Task description:
Copy every line of the following data that includes the string "this".

Data to use:

Begin

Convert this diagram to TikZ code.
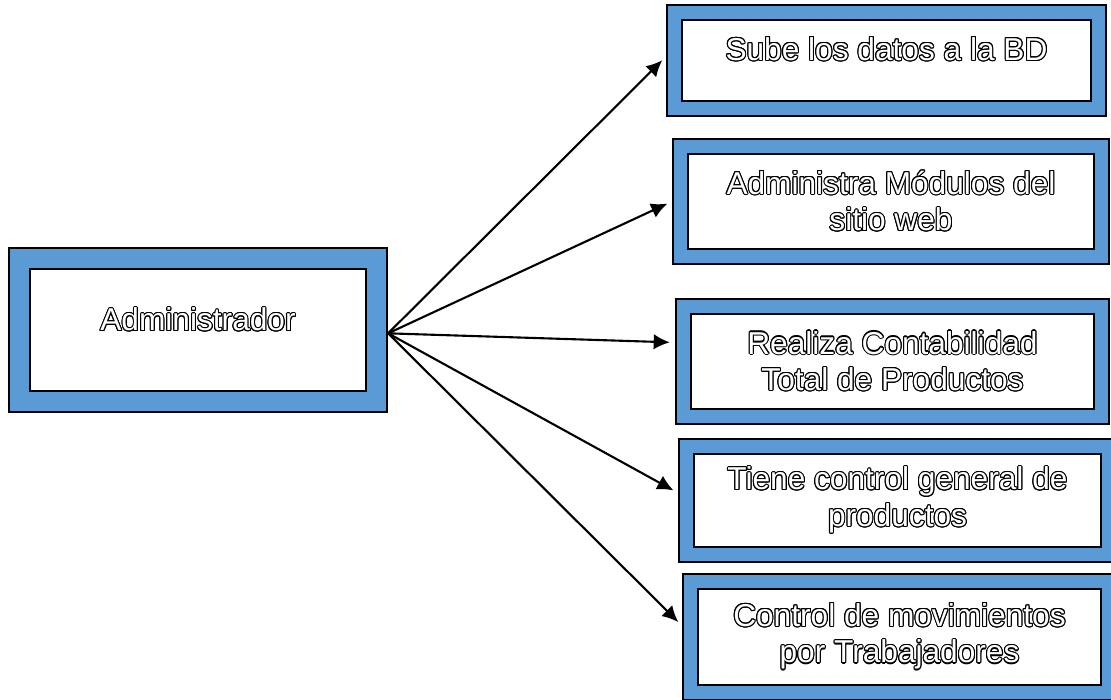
\documentclass[tikz,border=0pt]{standalone}
\usepackage{fontspec}
\setmainfont{Liberation Sans}
\usepackage[copies]{contour}
\contourlength{0.3pt}
\usetikzlibrary{arrows.meta}
\definecolor{azul}{RGB}{91,155,213}
\newcommand{\umriss}[1]{\contour{black}{#1}}

\begin{document}
\begin{tikzpicture}[x=0.01cm, y=-0.01cm,
  caja/.style={draw=black, line width=0.02cm, double=azul, double distance=0.13cm,
    fill=white, inner sep=0pt, outer sep=0.085cm},
  texto/.style={font=\fontsize{9}{10.4}\selectfont, align=center, text=white, inner sep=0pt},
  pfeil/.style={line width=0.6pt, black, arrows={-Latex[length=4.6pt,width=4.4pt]}, shorten >=0.05cm}]
\useasboundingbox (0,0) rectangle (1111,699);
% Kaesten
\node[caja, double distance=0.19cm, outer sep=0.115cm, minimum width=3.57cm, minimum height=1.43cm] (adm) at (198,330) {};
\node[caja, minimum width=4.24cm, minimum height=0.96cm] (b1) at (886.5,60.5) {};
\node[caja, minimum width=4.21cm, minimum height=1.10cm] (b2) at (891,201.5) {};
\node[caja, minimum width=4.18cm, minimum height=1.10cm] (b3) at (892.5,361.5) {};
\node[caja, minimum width=4.22cm, minimum height=1.08cm] (b4) at (897.5,500.5) {};
\node[caja, minimum width=4.18cm, minimum height=1.11cm] (b5) at (899.5,637) {};
% Texte
\node[texto, yshift=0.1cm] (t0) at (adm) {\umriss{Administrador}};
\node[texto, yshift=0.11cm] (t1) at (b1) {\umriss{Sube los datos a la BD}};
\node[texto] (t2) at (b2) {\umriss{Administra Módulos del}\\\umriss{sitio web}};
\node[texto] (t3) at (b3) {\umriss{Realiza Contabilidad}\\\umriss{Total de Productos}};
\node[texto] (t4) at (b4) {\umriss{Tiene control general de}\\\umriss{productos}};
\node[texto] (t5) at (b5) {\umriss{Control de movimientos}\\\umriss{por Trabajadores}};
% Pfeile
\draw[pfeil] (adm.-1) -- (b1.179);
\draw[pfeil] (adm.-1) -- (b2.west);
\draw[pfeil] (adm.-1) -- (b3.175);
\draw[pfeil] (adm.-1) -- (b4.178);
\draw[pfeil] (adm.-1) -- (b5.177);
\end{tikzpicture}
\end{document}
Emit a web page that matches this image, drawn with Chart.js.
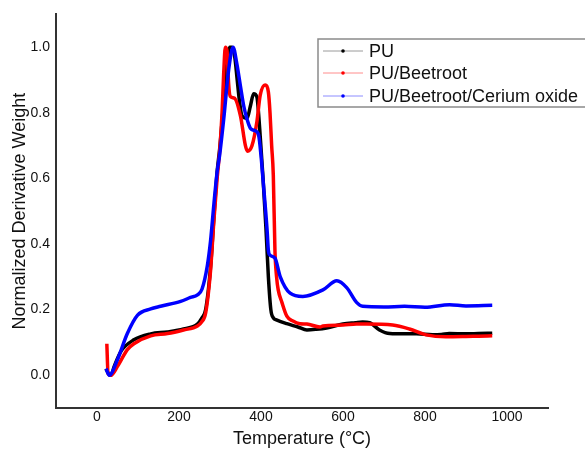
<!DOCTYPE html>
<html>
<head>
<meta charset="utf-8">
<script src="https://cdn.jsdelivr.net/npm/chart.js@4/dist/chart.umd.min.js"></script>
<style>
html,body{margin:0;padding:0;background:#fff;}
#wrap{width:585px;height:450px;}
</style>
</head>
<body>
<div id="wrap"><canvas id="c" width="585" height="450"></canvas></div>
<script>
// ---- data ----
const seriesLabels = ["PU", "PU/Beetroot", "PU/Beetroot/Cerium oxide"];

const puT = [22,28,34,42,58,90,131,172,211,245,256,265,277,285,293,300,310,318,324,330,336,342,348,354,366,374,382,390,394,398,405,412,418,424,430,439,463,490,512,535,560,600,630,648,665,689,714,750,779,818,840,859,900,930,964];
const puY = [0.02,0.005,0.0,0.027,0.072,0.108,0.126,0.132,0.141,0.156,0.175,0.20,0.33,0.48,0.62,0.70,0.85,0.96,1.0,1.0,0.97,0.90,0.83,0.79,0.783,0.82,0.858,0.848,0.80,0.73,0.60,0.45,0.30,0.20,0.175,0.168,0.157,0.147,0.138,0.140,0.144,0.156,0.160,0.162,0.160,0.138,0.127,0.126,0.126,0.123,0.124,0.127,0.126,0.127,0.128];

const pbT = [24,27,34,50,74,90,131,172,211,245,255,265,277,285,293,299,305,309,313,317,321,325,335,350,362,367,378,390,398,410,418,422,426,430,434,438,442,451,463,478,495,512,544,551,600,633,657,721,762,803,851,900,930,964];
const pbY = [0.096,0.005,0.0,0.027,0.078,0.096,0.120,0.127,0.138,0.150,0.162,0.19,0.32,0.47,0.60,0.68,0.80,0.92,1.0,0.99,0.89,0.85,0.845,0.79,0.70,0.683,0.70,0.773,0.853,0.885,0.863,0.80,0.70,0.61,0.38,0.30,0.26,0.222,0.18,0.165,0.157,0.156,0.147,0.150,0.153,0.156,0.156,0.153,0.141,0.123,0.117,0.118,0.119,0.120];

const pbcT = [22,30,50,74,99,131,155,204,228,245,256,269,277,285,293,299,309,321,332,341,350,358,366,374,386,394,400,404,415,418,422,434,447,471,502,551,585,609,633,648,700,750,800,860,900,964];
const pbcY = [0.02,0.0,0.048,0.127,0.183,0.202,0.21,0.225,0.237,0.245,0.262,0.333,0.41,0.52,0.62,0.67,0.78,0.93,1.0,0.95,0.88,0.82,0.78,0.753,0.745,0.733,0.67,0.61,0.44,0.38,0.366,0.357,0.30,0.25,0.24,0.26,0.288,0.267,0.222,0.21,0.208,0.21,0.207,0.215,0.211,0.213];

const xTicks = [0,200,400,600,800,1000];
const yTicks = [0.0,0.2,0.4,0.6,0.8,1.0];

const lineColors = ["#000000", "#ff0000", "#0000ff"];
const sampleColors = ["#9a9a9a", "#ff8c8c", "#8c8cff"];

function pts(t, v){ return t.map((x,i)=>({x:x, y:v[i]})); }

const legendPlugin = {
  id: 'insideLegend',
  afterDraw(chart){
    const ctx = chart.ctx;
    ctx.save();
    ctx.strokeStyle = '#8a8a8a';
    ctx.lineWidth = 1.5;
    ctx.strokeRect(318, 39, 300, 68);
    ctx.font = '18px "Liberation Sans", Arial, sans-serif';
    ctx.textBaseline = 'middle';
    ctx.textAlign = 'left';
    const rows = [51, 73, 96];
    chart.data.datasets.forEach((ds, i) => {
      const y = rows[i];
      ctx.strokeStyle = sampleColors[i];
      ctx.lineWidth = 1;
      ctx.beginPath(); ctx.moveTo(323, y); ctx.lineTo(363, y); ctx.stroke();
      ctx.fillStyle = lineColors[i];
      ctx.beginPath(); ctx.arc(343, y, 1.8, 0, Math.PI*2); ctx.fill();
      ctx.fillStyle = '#111';
      ctx.fillText(ds.label, 369, y + 1);
    });
    ctx.restore();
  }
};

const ds = [
  {label: seriesLabels[0], data: pts(puT, puY), borderColor: lineColors[0], order: 2},
  {label: seriesLabels[1], data: pts(pbT, pbY), borderColor: lineColors[1], order: 1},
  {label: seriesLabels[2], data: pts(pbcT, pbcY), borderColor: lineColors[2], order: 0}
].map(d => Object.assign(d, {borderWidth: 3.5, pointRadius: 0, fill: false, cubicInterpolationMode: 'monotone'}));

new Chart(document.getElementById('c'), {
  type: 'line',
  data: { datasets: ds },
  plugins: [legendPlugin],
  options: {
    responsive: false,
    animation: false,
    layout: { padding: { top: 8, right: 37, left: 0, bottom: 0 } },
    plugins: { legend: { display: false }, tooltip: { enabled: false } },
    scales: {
      x: {
        type: 'linear', min: -100, max: 1100,
        afterBuildTicks: s => { s.ticks = xTicks.map(v => ({value: v})); },
        afterFit: s => { s.height = 42; },
        grid: { display: false, drawTicks: false },
        border: { display: true, color: '#333', width: 2 },
        ticks: { padding: 1, color: '#111', font: { size: 14, family: '"Liberation Sans", Arial, sans-serif' }, callback: v => String(v) },
        title: { display: true, text: 'Temperature (°C)', color: '#111', padding: {top: 0, bottom: 0}, font: { size: 18, family: '"Liberation Sans", Arial, sans-serif' } }
      },
      y: {
        type: 'linear', min: -0.1, max: 1.1,
        afterBuildTicks: s => { s.ticks = yTicks.map(v => ({value: v})); },
        afterFit: s => { s.width = 56; },
        grid: { display: false, drawTicks: false },
        border: { display: true, color: '#333', width: 2 },
        ticks: { padding: 6, color: '#111', font: { size: 14, family: '"Liberation Sans", Arial, sans-serif' }, callback: v => Number(v).toFixed(1) },
        title: { display: true, text: 'Normalized Derivative Weight', color: '#111', padding: {top: 9, bottom: 0}, font: { size: 18, family: '"Liberation Sans", Arial, sans-serif' } }
      }
    }
  }
});
</script>
</body>
</html>
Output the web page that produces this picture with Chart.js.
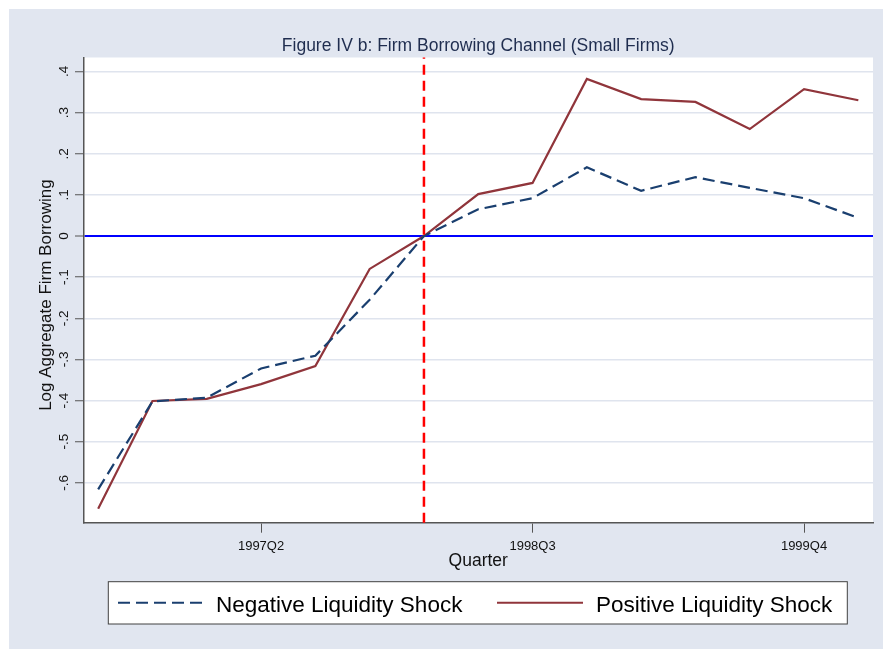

End

Result:
Convert this diagram to TikZ code.
Emit a web page that matches this image, drawn with Chart.js.
Output the web page that produces this picture with Chart.js.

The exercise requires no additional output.